Une fois de plus, les sages de Babylone sont convoqués, ce qui ne sert qu'à mettre de nouveau en évidence leur incompétence et leur ignorance. Pourtant ces quatre mots n'avaient rien d'extraordinaire. Ce n'étaient pas des mots empruntés à quelque langue barbare inconnue, mais les mots de Dieu sont totalement incompréhensibles aux serviteurs du monde et de ses faux dieux. Ce qu'énonce l'apôtre Paul en 1 Corinthiens 2:14 trouve ici une illustration éclatante: les «hommes naturels» ne peuvent comprendre ce que Dieu a écrit.

Dans la salle du festin, tous sont maintenant bouleversés. Belshatsar, tout à l'heure moqueur impie, est maintenant atterré, et tous les invités ont échangé leur gaieté contre l'angoisse. Au milieu de cette confusion générale survient «la reine» (verset 10). Celle-ci était vraisemblablement la reine-mère2. Elle gardait un souvenir assez clair des voies de Dieu envers Nebucadnetsar, ainsi que de Daniel et de l'intelligence dont Dieu l'avait doué.

2 La mère ou la grand-mère de Belshatsar.

Nous constatons ici que, des années s'étant écoulées, Daniel n'était plus du tout l'objet de l'attention publique. A la cour, son nom était à ce point inconnu que la reine dut faire une description détaillée de sa personne et de ses dons — qu'elle continue à appeler «la sagesse des dieux». Ainsi, Daniel est tiré de son obscurité et amené devant le roi. Celui-ci lui promet de grands honneurs s'il est capable d'interpréter les mots mystérieux. La raison pour laquelle lui est promise la troisième place dans le royaume est probablement que Belshatsar lui-même n'était que le second, le premier étant son père, alors absent.

La réponse de Daniel, au verset 17, est frappante. Précédemment, comme nous l'avons vu à la fin du chapitre 2, Daniel avait accepté les honneurs qui lui étaient offerts; mais maintenant il les dédaigne. La signification des quatre mots écrits sur la paroi l'avait évidemment déjà atteint au plus profond de son cœur. Il savait que Belshatsar était rejeté de Dieu, et que son royaume allait s'effondrer. Les honneurs qui lui étaient offerts n'avaient aucune valeur.
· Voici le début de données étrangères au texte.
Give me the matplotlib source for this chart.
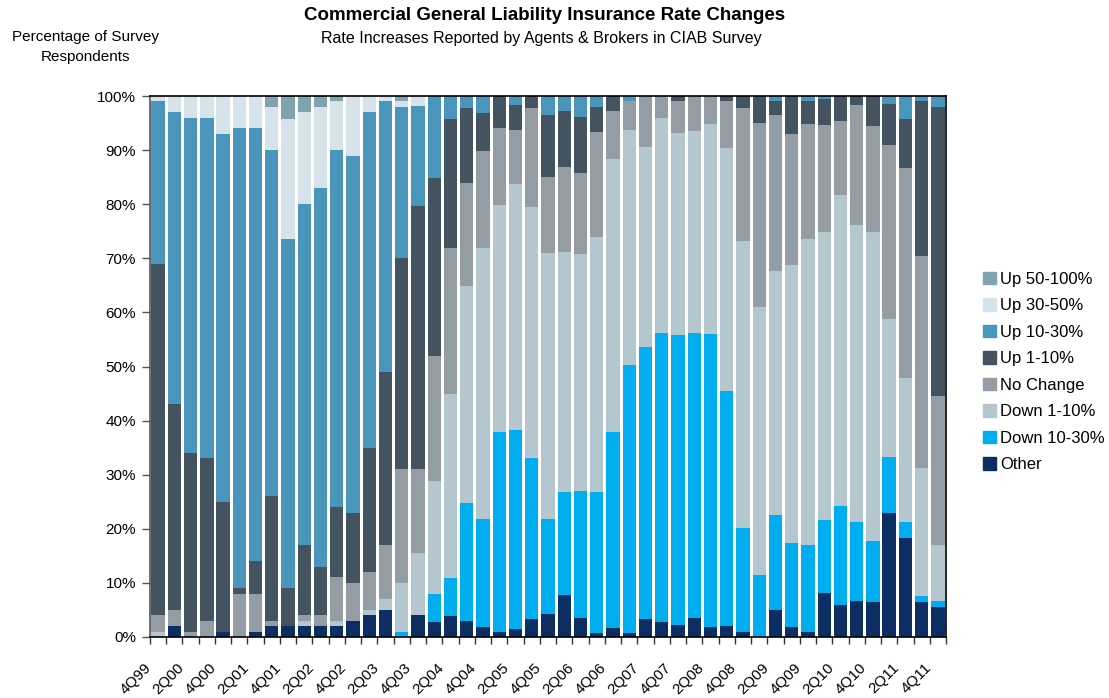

Cependant, avant de livrer à Belshatsar l'interprétation des quatre mots, Dieu prononça, par la bouche de Daniel, un réquisitoire très précis contre l'empire babylonien, représenté ici dans la personne de son chef. Daniel rappela au roi comment Dieu avait agi envers Nebucadnetsar pour l'humilier. Belshatsar en avait eu connaissance, mais n'en avait pas tenu compte. Il s'était élevé d'une manière encore plus flagrante contre le Seigneur des cieux: il avait fait apporter les vases d'or qui avaient été dans le temple où Dieu avait jadis manifesté sa présence, se glorifiant ainsi aux dépens de Dieu et louant les puissances démoniaques représentées par les idoles. C'en était trop, et la première des «ruines» annoncées en Ézéchiel 21:32 était imminente.

Ce qui était écrit sur la muraille était un avertissement, bien qu'il ne reste que quelques heures jusqu'à l'exécution du jugement. Le mot «Compté» était écrit deux fois, comme pour insister sur ce point: le Dieu qui peut compter les étoiles aussi bien que les cheveux d'un homme, avait observé et compté les péchés d'orgueil de l'empire babylonien. Le mot «Pesé» montrait que Belshatsar lui-même avait été éprouvé et condamné. Quant au mot «Divisé», il annonçait la chute immédiate de l'empire.

L'avertissement ne produisit aucun changement chez Belshatsar. En effet, comme si son royaume avait dû continuer d'exister, il conféra des honneurs à Daniel malgré ses objections. Celui-ci n'en fut revêtu que pendant quelques courtes heures, car cette nuit-là, le jugement annoncé tomba. Darius, le Mède, prit la ville et le royaume, et Belshatsar fut tué.

Telle fut la fin du premier grand empire du temps des nations. Cela nous donne un exemple de la manière dont Dieu a renversé ceux qui suivirent. Le quatrième — l'empire romain — doit pourtant revivre. Les pays qui le composent seront réunis de nouveau, avant sa destruction totale et définitive lors de l'apparition personnelle du Seigneur Jésus, car c'est sous l'empire romain que le Seigneur fut couvert d'opprobre et crucifié. Alors les grands empires des hommes seront tous ensemble anéantis, emportés «comme la balle de l'aire d'été».